We’ve had the privilege of interviewing Jenni Catron on our 5 Leadership Questions podcast several times. Here on Making Hard Decisions, and here on her new book The Four Dimensions of Extraordinary Leadership.
Jenni serves on the executive team at Menlo Park Presbyterian Church in Menlo Park, CA overseeing their various campuses, and is an author, speaker, and leadership coach.
Her latest book, The Four Dimensions of Extraordinary Leadership reveals the secrets to standout leadership found in the Great Commandment: “Love the Lord your God with all your heart and with all your soul and with all your mind and with all your strength.” She unpacks four essential aspects of growing more influential: your heart for relational leadership, your soul for spiritual leadership, your mind for managerial leadership, and your strength for visionary leadership.
Here are some of our favorite quotes from her new book:
Extraordinary leadership is found in a leader who has searched to discover his or her authentic self and from that place influences others to accomplish great dreams through intentional relationships, spiritual awareness, wise counsel, and relentless vision.
Extraordinary leaders aren’t leading for themselves.
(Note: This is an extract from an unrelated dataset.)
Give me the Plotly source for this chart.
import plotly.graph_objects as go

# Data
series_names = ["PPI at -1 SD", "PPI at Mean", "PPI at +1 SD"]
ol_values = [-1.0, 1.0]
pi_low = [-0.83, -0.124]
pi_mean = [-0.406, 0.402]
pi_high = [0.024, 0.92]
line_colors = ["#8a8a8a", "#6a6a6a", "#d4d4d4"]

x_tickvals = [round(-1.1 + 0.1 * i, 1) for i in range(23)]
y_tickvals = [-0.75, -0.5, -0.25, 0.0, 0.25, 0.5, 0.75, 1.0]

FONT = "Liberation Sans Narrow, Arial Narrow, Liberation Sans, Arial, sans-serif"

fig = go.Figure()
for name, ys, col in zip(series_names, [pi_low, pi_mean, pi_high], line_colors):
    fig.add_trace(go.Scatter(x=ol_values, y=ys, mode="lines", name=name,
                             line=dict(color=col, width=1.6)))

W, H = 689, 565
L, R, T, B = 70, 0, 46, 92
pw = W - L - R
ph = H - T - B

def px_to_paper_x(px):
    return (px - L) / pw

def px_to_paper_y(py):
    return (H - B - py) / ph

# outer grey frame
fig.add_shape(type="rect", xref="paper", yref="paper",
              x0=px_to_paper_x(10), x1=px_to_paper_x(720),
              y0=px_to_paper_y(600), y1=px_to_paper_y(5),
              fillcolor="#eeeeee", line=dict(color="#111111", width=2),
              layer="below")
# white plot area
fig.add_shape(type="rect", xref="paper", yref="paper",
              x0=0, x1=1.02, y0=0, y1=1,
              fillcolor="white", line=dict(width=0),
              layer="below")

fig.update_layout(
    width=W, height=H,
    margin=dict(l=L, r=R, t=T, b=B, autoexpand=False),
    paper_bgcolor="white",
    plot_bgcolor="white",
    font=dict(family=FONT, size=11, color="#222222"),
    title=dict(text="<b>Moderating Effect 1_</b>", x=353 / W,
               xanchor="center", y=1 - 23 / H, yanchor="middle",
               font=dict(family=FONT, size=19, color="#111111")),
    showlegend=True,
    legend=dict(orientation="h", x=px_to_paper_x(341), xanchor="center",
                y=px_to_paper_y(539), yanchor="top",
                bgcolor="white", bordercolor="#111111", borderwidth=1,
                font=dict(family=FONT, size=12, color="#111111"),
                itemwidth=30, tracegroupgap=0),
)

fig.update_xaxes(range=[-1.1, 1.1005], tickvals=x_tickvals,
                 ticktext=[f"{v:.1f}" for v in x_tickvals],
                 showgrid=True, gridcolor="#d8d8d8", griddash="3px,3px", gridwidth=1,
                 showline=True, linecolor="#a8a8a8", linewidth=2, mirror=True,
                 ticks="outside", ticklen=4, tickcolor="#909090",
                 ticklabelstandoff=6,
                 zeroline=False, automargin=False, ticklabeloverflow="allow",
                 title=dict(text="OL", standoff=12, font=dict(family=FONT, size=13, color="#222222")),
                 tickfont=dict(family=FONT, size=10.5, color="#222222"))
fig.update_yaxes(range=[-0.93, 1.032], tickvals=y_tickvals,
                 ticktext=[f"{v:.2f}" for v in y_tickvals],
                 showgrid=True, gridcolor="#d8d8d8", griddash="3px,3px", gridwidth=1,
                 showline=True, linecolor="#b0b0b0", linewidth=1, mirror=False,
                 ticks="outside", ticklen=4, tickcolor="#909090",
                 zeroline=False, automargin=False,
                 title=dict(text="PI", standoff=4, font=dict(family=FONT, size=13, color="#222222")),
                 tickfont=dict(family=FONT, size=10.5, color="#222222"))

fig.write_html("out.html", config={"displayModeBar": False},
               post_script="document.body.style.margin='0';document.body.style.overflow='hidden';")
They are leading for others.
Leadership is only as strong as the leader. Your leadership journey must begin with leading yourself well.
Leaders live in a constant state of tension. We live between what is and what could be.
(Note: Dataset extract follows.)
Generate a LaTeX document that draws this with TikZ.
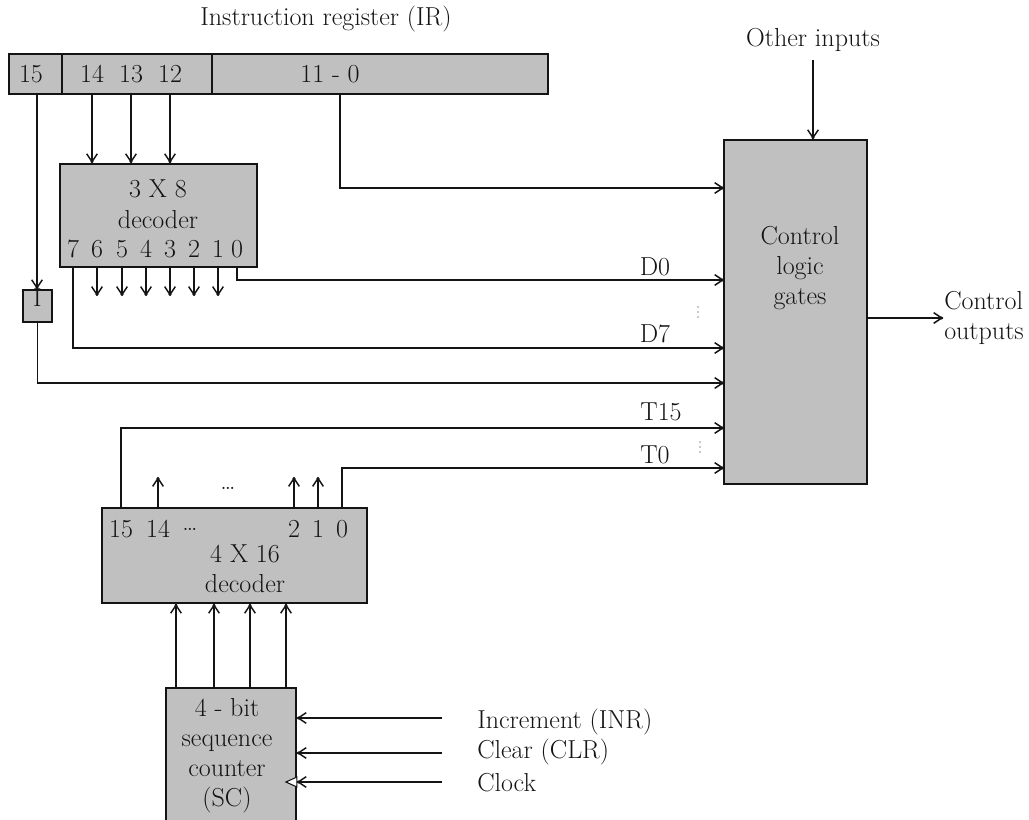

Actions speak louder than intentions. Our leadership will be evaluated by what we do, not what we intend.
Extraordinary leaders offer hope in the midst of intense circumstances.
Extraordinary leadership involves heartaches, disappointments and mistakes. It means relentless growth and frequent failure.
Character means purposefully pursuing the elements that will grow you regardless of whether they get immediate attention.
Character is about pursuing Christlikeness.
Filter every decision you make in leadership through the lens of what is God-honoring.
The heart of a leader is the truest part of who he or she is. Your heart is what most connects you with others.
The best leaders I know are reading all the time.
Lead yourself well in order to lead others better.
Great leaders develop other leaders.
Disciplined moments are lonely moments, but these are the moments that build the foundation of influence.
Spiritual leadership has a prevailing theme that leadership is servanthood first.
Submission and humility must be anchors to our leadership, yet they are countercultural to popular leadership philosophy.
If gossip, coarse language, complaining, or criticism is quick to your lips, be assured it will affect your spiritual influence.
Extraordinary leaders put intentional time and effort into building review processes and performance management systems that create effective dialogue between employees and their managers.
Management is the method by which great leadership is executed.
Leadership has to be developed. Without development, the gift will remain idle or be misused.